> [Your task] Set the listing down again in full, word for word, with the pictures left out.
____ Entries provided
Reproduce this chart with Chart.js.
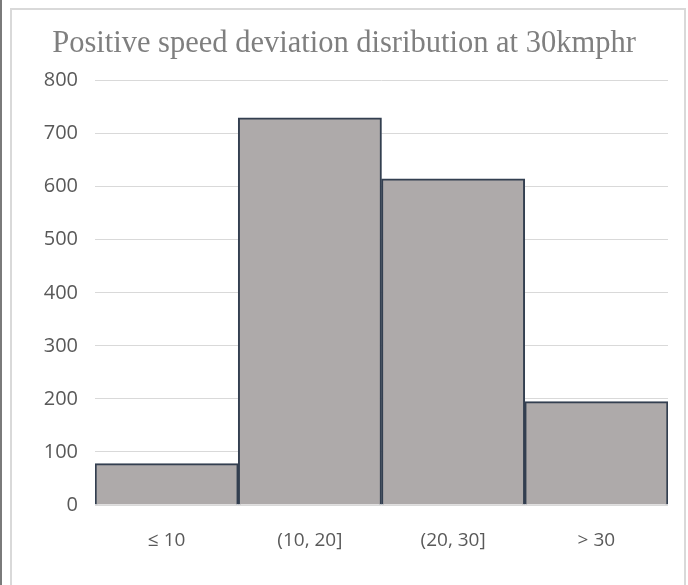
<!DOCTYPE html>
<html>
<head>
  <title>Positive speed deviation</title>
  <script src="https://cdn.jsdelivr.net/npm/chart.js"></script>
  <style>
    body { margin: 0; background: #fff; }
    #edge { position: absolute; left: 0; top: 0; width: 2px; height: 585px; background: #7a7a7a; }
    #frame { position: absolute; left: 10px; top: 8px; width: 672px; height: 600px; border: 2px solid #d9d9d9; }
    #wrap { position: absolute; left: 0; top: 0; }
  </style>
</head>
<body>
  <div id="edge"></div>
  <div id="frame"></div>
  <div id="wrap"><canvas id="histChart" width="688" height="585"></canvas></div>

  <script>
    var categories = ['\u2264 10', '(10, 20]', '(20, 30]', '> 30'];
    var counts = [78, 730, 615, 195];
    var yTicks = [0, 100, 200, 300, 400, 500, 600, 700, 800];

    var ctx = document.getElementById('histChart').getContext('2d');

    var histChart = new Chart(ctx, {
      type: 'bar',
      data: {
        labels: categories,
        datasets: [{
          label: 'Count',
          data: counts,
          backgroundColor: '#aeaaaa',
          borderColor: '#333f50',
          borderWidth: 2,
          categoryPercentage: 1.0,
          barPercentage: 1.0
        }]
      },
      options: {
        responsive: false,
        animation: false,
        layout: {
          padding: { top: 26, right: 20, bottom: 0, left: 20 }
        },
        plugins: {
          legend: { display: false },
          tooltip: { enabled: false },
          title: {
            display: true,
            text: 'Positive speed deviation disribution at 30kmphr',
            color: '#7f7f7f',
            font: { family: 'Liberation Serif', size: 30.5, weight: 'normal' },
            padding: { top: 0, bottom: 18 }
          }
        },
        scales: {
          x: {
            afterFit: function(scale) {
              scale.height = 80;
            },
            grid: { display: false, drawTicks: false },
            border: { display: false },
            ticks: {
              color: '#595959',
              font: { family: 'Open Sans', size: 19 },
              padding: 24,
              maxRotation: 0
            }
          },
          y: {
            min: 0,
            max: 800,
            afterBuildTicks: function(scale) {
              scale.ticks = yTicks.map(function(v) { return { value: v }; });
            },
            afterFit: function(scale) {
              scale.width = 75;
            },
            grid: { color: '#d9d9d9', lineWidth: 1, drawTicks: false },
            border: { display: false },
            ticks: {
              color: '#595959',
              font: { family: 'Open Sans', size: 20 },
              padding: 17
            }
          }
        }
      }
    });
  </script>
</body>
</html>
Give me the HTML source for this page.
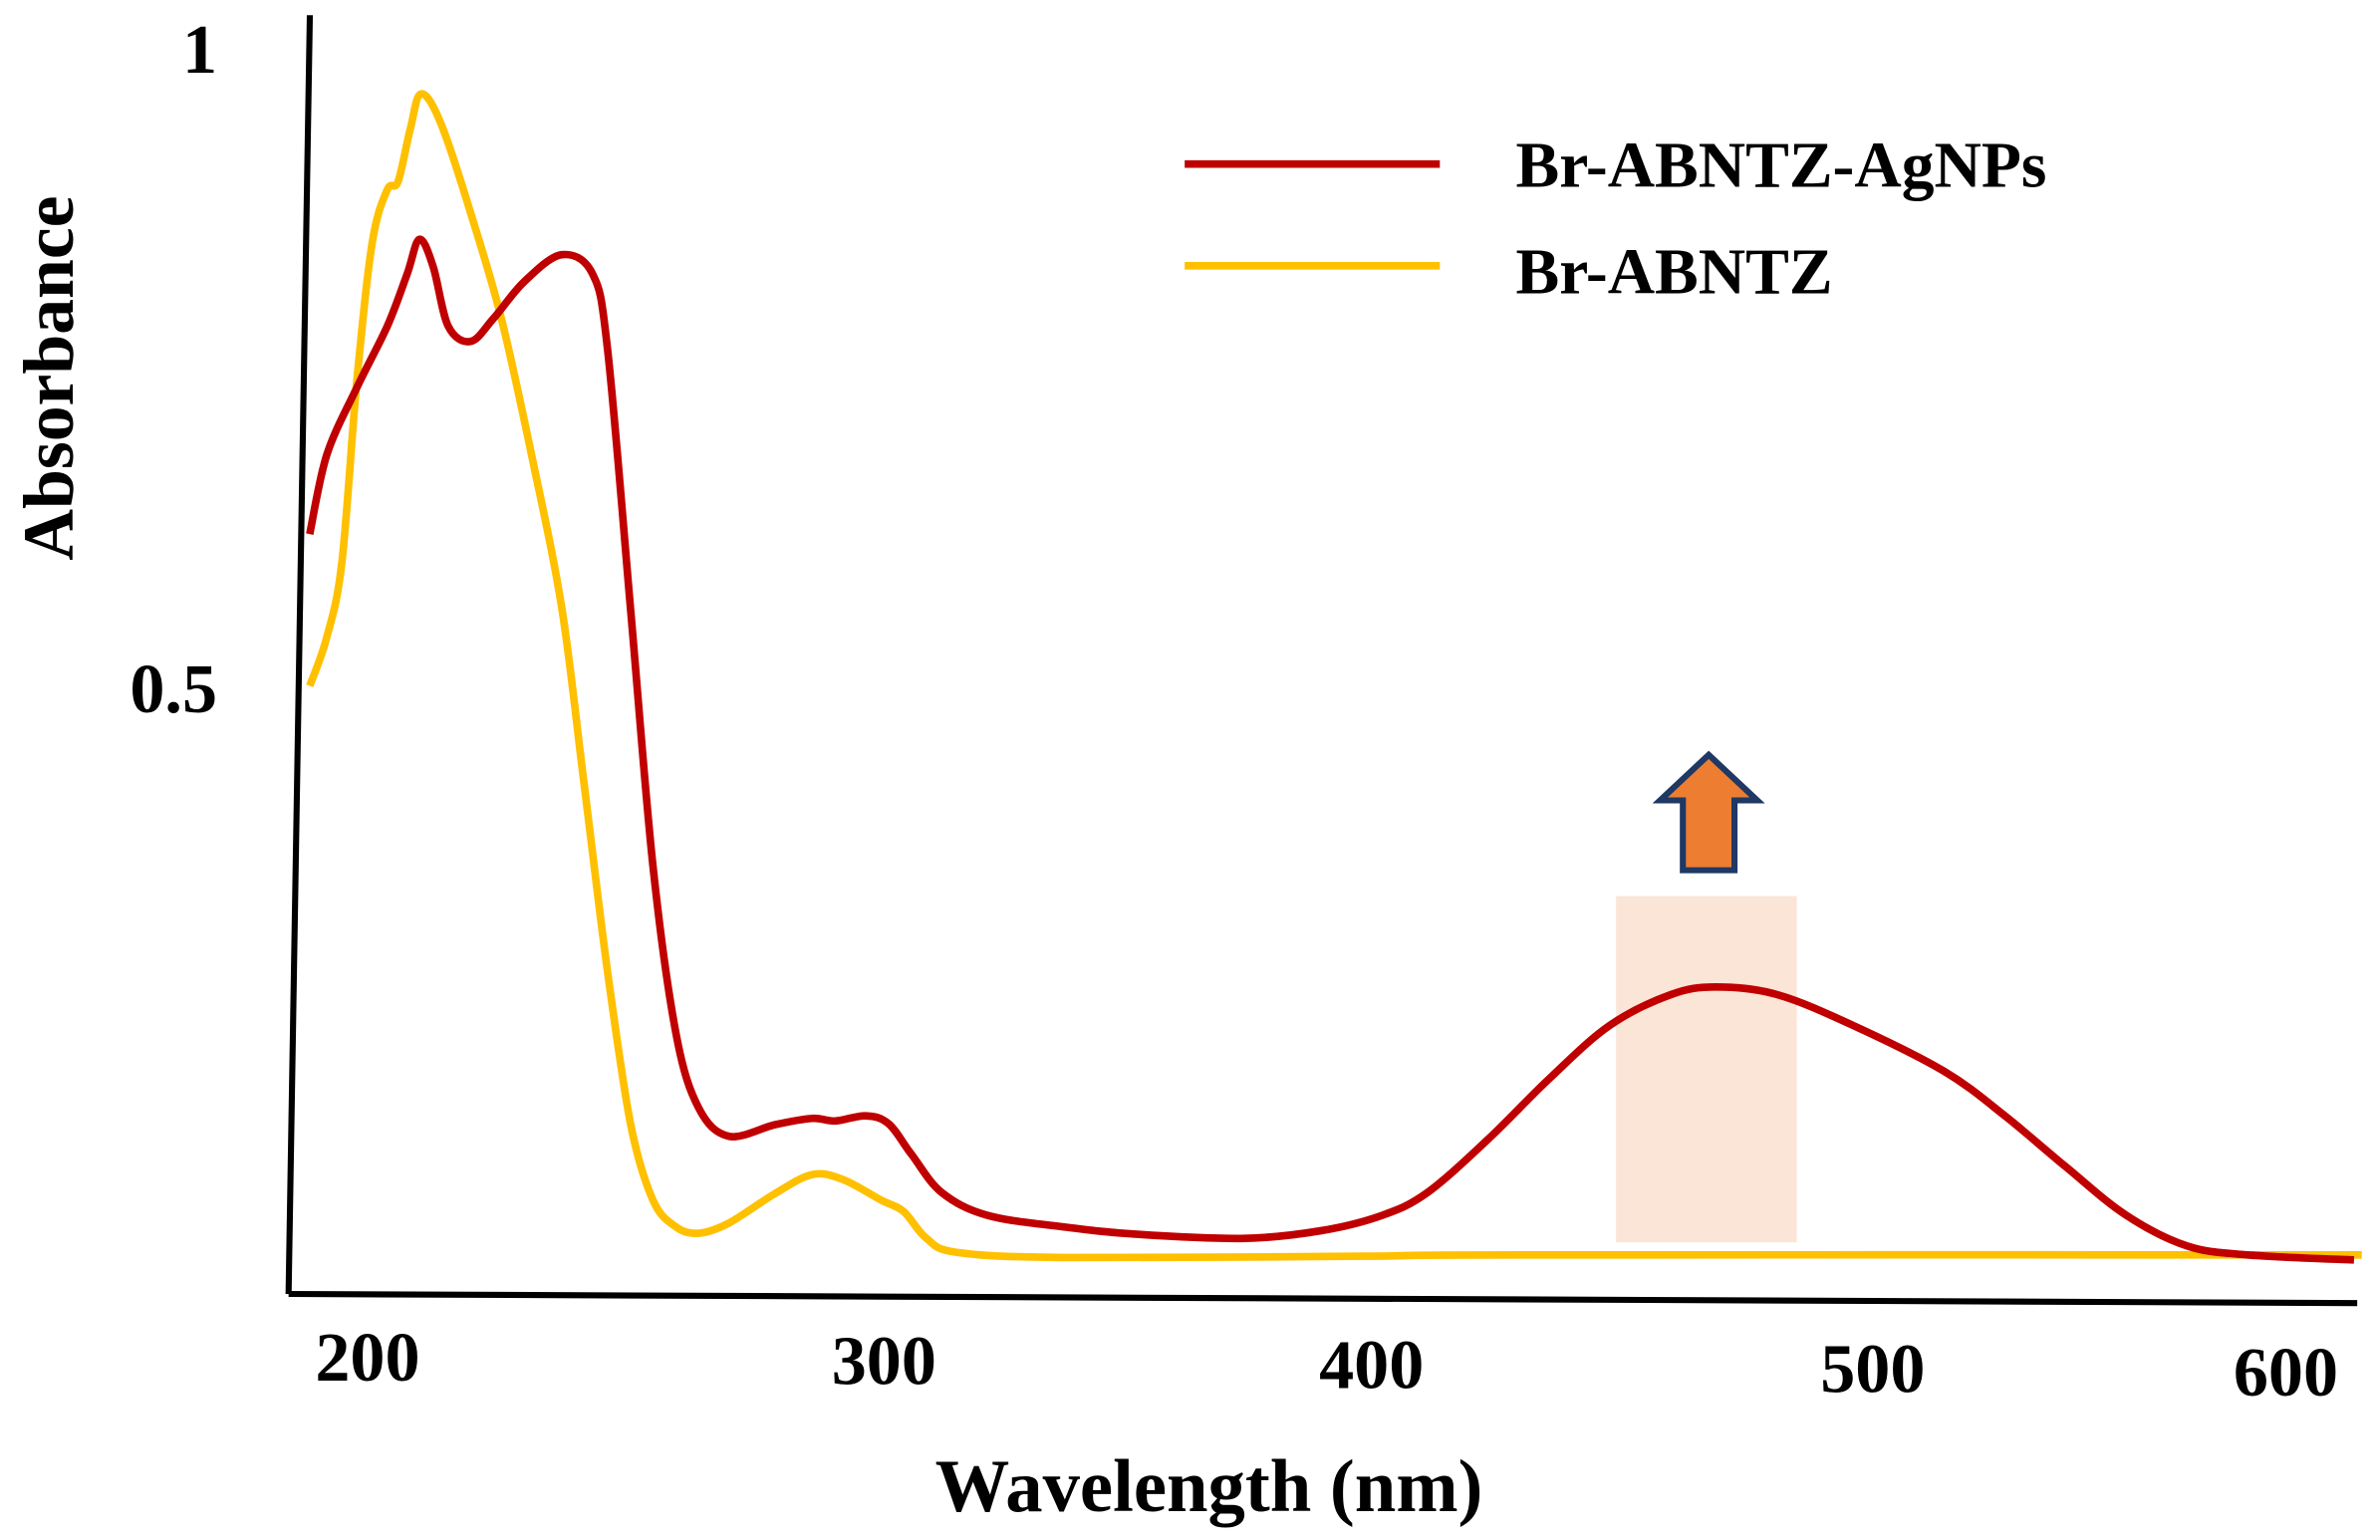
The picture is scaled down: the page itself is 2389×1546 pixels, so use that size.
________
> [Solution]
Reproduce this chart with Chart.js.
<!DOCTYPE html>
<html>
<head>
  <title>Positive speed deviation</title>
  <script src="https://cdn.jsdelivr.net/npm/chart.js"></script>
  <style>
    body { margin: 0; background: #fff; }
    #edge { position: absolute; left: 0; top: 0; width: 2px; height: 585px; background: #7a7a7a; }
    #frame { position: absolute; left: 10px; top: 8px; width: 672px; height: 600px; border: 2px solid #d9d9d9; }
    #wrap { position: absolute; left: 0; top: 0; }
  </style>
</head>
<body>
  <div id="edge"></div>
  <div id="frame"></div>
  <div id="wrap"><canvas id="histChart" width="688" height="585"></canvas></div>

  <script>
    var categories = ['\u2264 10', '(10, 20]', '(20, 30]', '> 30'];
    var counts = [78, 730, 615, 195];
    var yTicks = [0, 100, 200, 300, 400, 500, 600, 700, 800];

    var ctx = document.getElementById('histChart').getContext('2d');

    var histChart = new Chart(ctx, {
      type: 'bar',
      data: {
        labels: categories,
        datasets: [{
          label: 'Count',
          data: counts,
          backgroundColor: '#aeaaaa',
          borderColor: '#333f50',
          borderWidth: 2,
          categoryPercentage: 1.0,
          barPercentage: 1.0
        }]
      },
      options: {
        responsive: false,
        animation: false,
        layout: {
          padding: { top: 26, right: 20, bottom: 0, left: 20 }
        },
        plugins: {
          legend: { display: false },
          tooltip: { enabled: false },
          title: {
            display: true,
            text: 'Positive speed deviation disribution at 30kmphr',
            color: '#7f7f7f',
            font: { family: 'Liberation Serif', size: 30.5, weight: 'normal' },
            padding: { top: 0, bottom: 18 }
          }
        },
        scales: {
          x: {
            afterFit: function(scale) {
              scale.height = 80;
            },
            grid: { display: false, drawTicks: false },
            border: { display: false },
            ticks: {
              color: '#595959',
              font: { family: 'Open Sans', size: 19 },
              padding: 24,
              maxRotation: 0
            }
          },
          y: {
            min: 0,
            max: 800,
            afterBuildTicks: function(scale) {
              scale.ticks = yTicks.map(function(v) { return { value: v }; });
            },
            afterFit: function(scale) {
              scale.width = 75;
            },
            grid: { color: '#d9d9d9', lineWidth: 1, drawTicks: false },
            border: { display: false },
            ticks: {
              color: '#595959',
              font: { family: 'Open Sans', size: 20 },
              padding: 17
            }
          }
        }
      }
    });
  </script>
</body>
</html>
Give me the HTML source for this page.
The picture is scaled down: the page itself is 2389×1546 pixels, so use that size.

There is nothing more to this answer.